The Osmonds are devout Mormons, and genealogy plays an important part in the religion. Donny's late mother Olive was particularly interested in researching her own Welsh roots.
The programme shows Donny at John Martin's grave, where he said: "It's hard for me to explain, but it does feel like I'm home, like coming full circle.
The young Donny found solo fame with ballads like Puppy Love
Donny, now 46 and a father-of-five, said: "I wanted to stand here for so long. My mother wanted to see this - I'm seeing it for her."
Michael Lewis of Yellow Duck said: "It was a whirlwind visit, but Donny spent time talking to local people.
"As well as the crowds of fans who followed him wanting autographs and pictures once word had got out, there were also locals who chatted to him over the garden wall as if he was just the bloke delivering the bread."

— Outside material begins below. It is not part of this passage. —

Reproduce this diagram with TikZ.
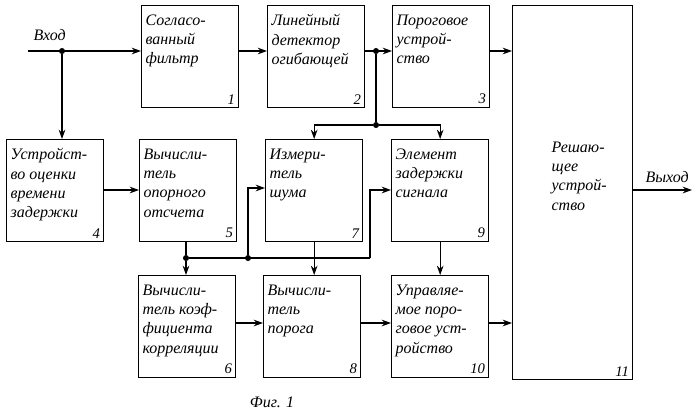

Donny also met his fourth cousin once removed, Jane Cresswell, who admitted that she was not so star-struck as some.
"I'm not a pop fan - I'm more of a classical music person, so I think I probably didn't show the amount of enthusiasm that was expected of me," she laughed.
"But he's a very nice person and it was nice to meet him."
Donny is also seen singing Bread of Heaven with the Dowlais Male Choir, whose chairman Graham Clarke said: "When Donny walked in, the lads were aghast."
But he added: "He so easily fitted in - there was no shyness.
"He came and stood by us and we sang a few pieces - great stuff."